As it is now known that the pyramid was closed absolutely immediately upon completion, Prof. Wackerbarth, of Upsal, takes up his fellow-professor thus:-"This hypothesis is liable to the objection that, the mouth of the passage being walled up, it is not easy to conceive how a star could be observed through it." But this is a fallacious argument; for it may be equally said that, as the coffer or sarcophagus and the King's Chamber were to be for ever shut off from gaze, they had no special meaning in their wonderful measurements. To the question, "What was the use of the passages?" one replies, "The answer is, no use at all, but there they are as a matter of fact; and it is no more improbable that the principal passage was designed with a view to recording its date by the Pole star than that an external shape should have been selected because it satisfied certain mathematical conditions, in themselves of still less use than the recording of a date."

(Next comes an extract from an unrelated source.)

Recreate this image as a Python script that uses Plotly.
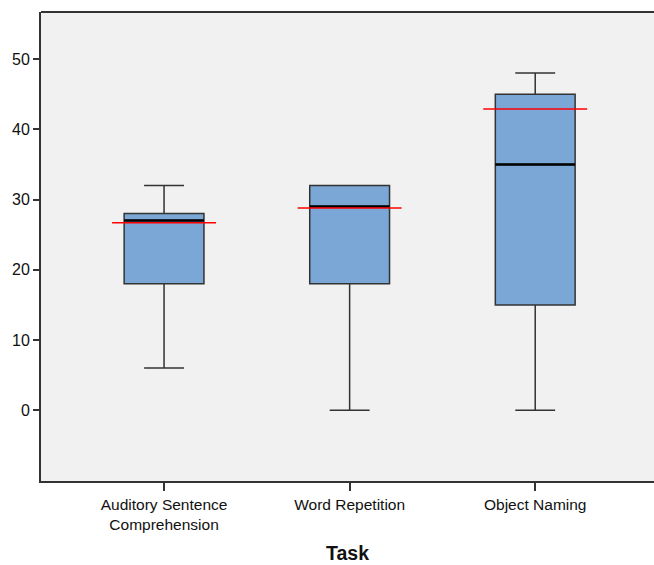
import plotly.graph_objects as go

categories = ["Auditory Sentence<br>Comprehension", "Word Repetition", "Object Naming"]
lower_whisker = [6, 0, 0]
q1 = [18, 18, 15]
median = [27, 29, 35]
q3 = [28, 32, 45]
upper_whisker = [32, 32, 48]
mean = [26.7, 28.8, 42.9]
y_ticks = [0, 10, 20, 30, 40, 50]

xpos = list(range(len(categories)))
box_w = 0.43
red_half = 0.28

fig = go.Figure()
fig.add_trace(go.Box(
    x=xpos, q1=q1, median=median, q3=q3,
    lowerfence=lower_whisker, upperfence=upper_whisker,
    width=box_w, whiskerwidth=0.5,
    fillcolor="#7aa7d6", line=dict(color="#333333", width=1.5),
    boxpoints=False, showlegend=False, hoverinfo="skip",
))
for i, x in enumerate(xpos):
    fig.add_trace(go.Scatter(
        x=[x - box_w / 2, x + box_w / 2], y=[median[i], median[i]],
        mode="lines", line=dict(color="#000000", width=2.5),
        showlegend=False, hoverinfo="skip"))
    fig.add_trace(go.Scatter(
        x=[x - red_half, x + red_half], y=[mean[i], mean[i]],
        mode="lines", line=dict(color="#ff0000", width=1.5),
        showlegend=False, hoverinfo="skip"))

fig.update_layout(
    width=654, height=565,
    margin=dict(l=41, r=0, t=12, b=84, autoexpand=False),
    paper_bgcolor="white", plot_bgcolor="#f1f1f1",
    font=dict(family="Liberation Sans, Arial, sans-serif", color="#111111"),
    xaxis=dict(
        range=[-0.663, 2.64], tickmode="array", tickvals=xpos, ticktext=categories,
        ticks="outside", ticklen=8, tickwidth=1.5, tickcolor="#333333",
        showline=True, linecolor="#333333", linewidth=2, showgrid=False, zeroline=False,
        tickfont=dict(size=15.5), automargin=False,
        title=dict(text="<b>Task</b>", font=dict(size=19.5), standoff=15),
    ),
    yaxis=dict(
        range=[-10.07, 56.7], tickmode="array", tickvals=y_ticks,
        ticks="outside", ticklen=6, tickwidth=1.5, tickcolor="#333333",
        showline=True, linecolor="#333333", linewidth=2, mirror=False,
        showgrid=False, zeroline=False, tickfont=dict(size=16), automargin=False,
    ),
    shapes=[dict(type="line", xref="paper", yref="paper", x0=0, x1=1, y0=1, y1=1,
                 line=dict(color="#333333", width=2))],
)
fig.write_html("out.html",
               config={"displayModeBar": False},
               post_script="document.body.style.margin='0';document.body.style.overflow='hidden';")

Mr. Smyth has a perfect right to assume a date, and then establish arguments to support it. It was natural that he, as an astronomer, should seek an astronomical origin. But is his discovery of a Polar star then looking down that passage, and in conjunction with the movement of the Pleiades in the opposite side of the Pole on the meridian, any more than a happy coincidence? Because a Draconis was so situated in relation to the passage 2170 B.C., does it necessarily follow that that was the era of construction? Is there anything to prevent Mr. Smyth, or any other man, from selecting another date, earlier or later, which should suit the passing of another Polar star on the meridian? Could we not obtain as many ages as we could discover such astronomical coincidences?

As to the weight of Sir John Herschel's authority, it now appears that the worthy man is not responsible for the theory. The Rev. Dr. Nolan naïvely informs us that, "at the request of Colonel Vyse, Sir J. Herschel calculated the place of the star which was Polar at the time when, according to the reduced chronology, the pyramids were erected." That is, the date was assumed when an interesting heavenly coincidence fitted it. But against the assumed 2170 B.C. there is the weight of Egyptologists' arguments for a more extended period. As Mr. Smyth is an advocate for supposed Biblical chronology, he must surely find it difficult to account for so vast a progress in government, the arts, and material prosperity, during 178 years, the interval between the Deluge and the erection of the pyramid.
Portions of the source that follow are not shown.